BLOOMBERG BUSINESSWEEK: Loan Collector’s Corinthian Purchase Hurts Students, Critics Say

Career College Central Summary:

  • Corinthian Colleges Inc. (COCO:US) students will be hurt by the planned sale of 56 campuses to college-loan debt collector Educational Credit Management Corp., consumer and legal advocates said.
  • ECMC’s planned purchase doesn’t give students the option of discharging their debt if they leave their programs, even though multiple federal and state agencies have alleged Corinthian inflated its job placement rates, according to a letter today from 46 advocacy groups. The letter was sent to U.S. Education Secretary Arne Duncan, Attorney General Eric Holder, and Consumer Financial Protection Bureau Director Richard Cordray.
  • “The terms of the proposed sale to ECMC would not give students the choice of completing or a fresh start, while leaving the campuses in the hands of a troubled entity with no educational experience,” according to the letter.
  • The letter was signed by groups including the NAACP, the Institute for College Access & Success, Public Citizen, National Education Association and Veterans Student Loan Relief Fund.
  • Kent Jenkins, a spokesman for Santa Ana, California-based Corinthian, said that many of the groups have made previous allegations against the company that haven’t been proven in court or by any neutral fact-finding body.
  • “Repeating those allegations yet again does not make them any more true or credible,” Jenkins said. ’
  • ECMC has worked for more than 20 years to help families plan and pay for college, said Dave Hawn, president and chief executive officer of the Oakdale, Minnesota-based company. ECMC is acquiring Corinthian’s campuses in hopes of helping students complete their studies and start careers, he said.

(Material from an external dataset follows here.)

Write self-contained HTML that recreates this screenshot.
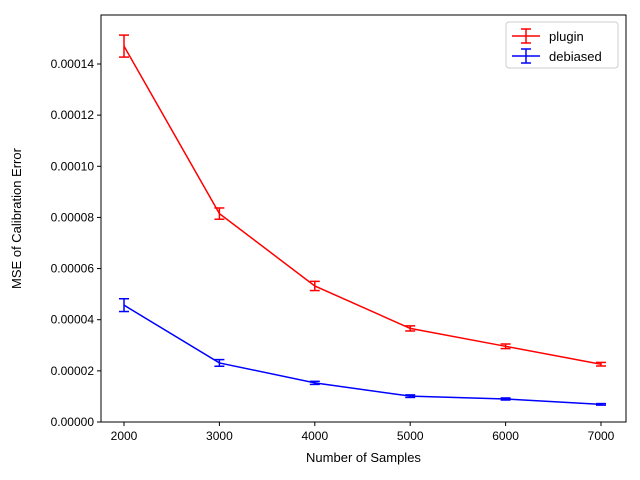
<!DOCTYPE html>
<html><head><meta charset="utf-8">
<style>
body{margin:0;background:#fff;}
svg{display:block;font-family:"Liberation Sans","DejaVu Sans",sans-serif;}
</style></head>
<body>
<svg id="chart" width="640" height="480" viewBox="0 0 640 480">
<rect x="0" y="0" width="640" height="480" fill="#fff"/>
<g id="marks"></g>
<g id="axes"></g>
</svg>
<script>
const xValues = [2000, 3000, 4000, 5000, 6000, 7000];
const pluginValues = [0.0001470, 0.0000815, 0.0000532, 0.0000366, 0.0000296, 0.0000226];
const pluginErrors = [0.0000043, 0.0000022, 0.0000018, 0.0000010, 0.0000009, 0.0000007];
const debiasedValues = [0.0000457, 0.0000231, 0.0000153, 0.0000101, 0.0000090, 0.0000069];
const debiasedErrors = [0.0000025, 0.0000013, 0.0000006, 0.0000005, 0.0000004, 0.0000003];
const yTicks = [0, 0.00002, 0.00004, 0.00006, 0.00008, 0.0001, 0.00012, 0.00014];
const yTickLabels = ["0.00000","0.00002","0.00004","0.00006","0.00008","0.00010","0.00012","0.00014"];
const xTicks = [2000, 3000, 4000, 5000, 6000, 7000];
const xTickLabels = ["2000","3000","4000","5000","6000","7000"];

const L=101, R=626, T=15, B=422;
function xs(v){ return 124 + (v-2000)*(601-124)/5000; }
function ys(v){ return 422 - v*(422-64)/0.00014; }
const NS="http://www.w3.org/2000/svg";
function mk(tag, attrs, parent){
  const e=document.createElementNS(NS,tag);
  for(const k in attrs) e.setAttribute(k, attrs[k]);
  parent.appendChild(e); return e;
}
const marks=document.getElementById('marks');
const axes=document.getElementById('axes');

function series(vals, errs, color, name){
  const g=mk('g',{},marks);
  
  
  const pts=vals.map((v,i)=>xs(xValues[i])+','+ys(v)).join(' ');
  const pl=mk('polyline',{points:pts,fill:'none',stroke:color,'stroke-width':1.5},g);
  
  
  vals.forEach((v,i)=>{
    const x=xs(xValues[i]), y1=ys(v+errs[i]), y2=ys(v-errs[i]);
    const eg=mk('g',{stroke:color,'stroke-width':1.5},g);
    
    
    mk('line',{x1:x,x2:x,y1:y1,y2:y2},eg);
    mk('line',{x1:x-5,x2:x+5,y1:y1,y2:y1},eg);
    mk('line',{x1:x-5,x2:x+5,y1:y2,y2:y2},eg);
  });
}
series(pluginValues, pluginErrors, '#ff0000', 'plugin');
series(debiasedValues, debiasedErrors, '#0000ff', 'debiased');

const frame=mk('rect',{x:L,y:T,width:R-L,height:B-T,fill:'none',stroke:'#000','stroke-width':1},axes);



yTicks.forEach((v,i)=>{
  const y=ys(v);
  mk('line',{x1:L-4,x2:L,y1:y,y2:y,stroke:'#000'},axes);
  const t=mk('text',{x:L-7,y:y+4,'text-anchor':'end','font-size':12,fill:'#000'},axes);
  t.textContent=yTickLabels[i];
  
  
});
xTicks.forEach((v,i)=>{
  const x=xs(v);
  mk('line',{x1:x,x2:x,y1:B,y2:B+4,stroke:'#000'},axes);
  const t=mk('text',{x:x,y:B+18,'text-anchor':'middle','font-size':12,fill:'#000'},axes);
  t.textContent=xTickLabels[i];
  
  
});
const xt=mk('text',{x:(L+R)/2,y:462,'text-anchor':'middle','font-size':13,fill:'#000'},axes);
xt.textContent='Number of Samples';


const yt=mk('text',{x:0,y:0,'text-anchor':'middle','font-size':13,fill:'#000',transform:'translate(21,'+((T+B)/2)+') rotate(-90)'},axes);
yt.textContent='MSE of Calibration Error';



const lg=mk('g',{},axes);


mk('rect',{x:506,y:22,width:112,height:46,rx:3,fill:'#fff','fill-opacity':0.8,stroke:'#ccc'},lg);
[['plugin','#ff0000',36],['debiased','#0000ff',56]].forEach(([n,c,y])=>{
  const e=mk('g',{stroke:c,'stroke-width':1.5},lg);
  
  
  mk('line',{x1:512,x2:540,y1:y,y2:y},e);
  mk('line',{x1:526,x2:526,y1:y-7,y2:y+7},e);
  mk('line',{x1:521,x2:531,y1:y-7,y2:y-7},e);
  mk('line',{x1:521,x2:531,y1:y+7,y2:y+7},e);
  const t=mk('text',{x:549,y:y+5,'font-size':13,fill:'#000',stroke:'none'},lg);
  t.textContent=n;
  
  
});
</script>
</body></html>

  • Dorie Nolt, an Education Department spokeswoman, didn’t have an immediate comment.
  • A group of Democratic U.S. senators led by Elizabeth Warren of Massachusetts sent a letter Dec. 9 urging Duncan to discharge federal loans of Corinthian students. The for-profit company, which had about 70,000 students as of July, took in $1 billion in federal student grants and loans last year.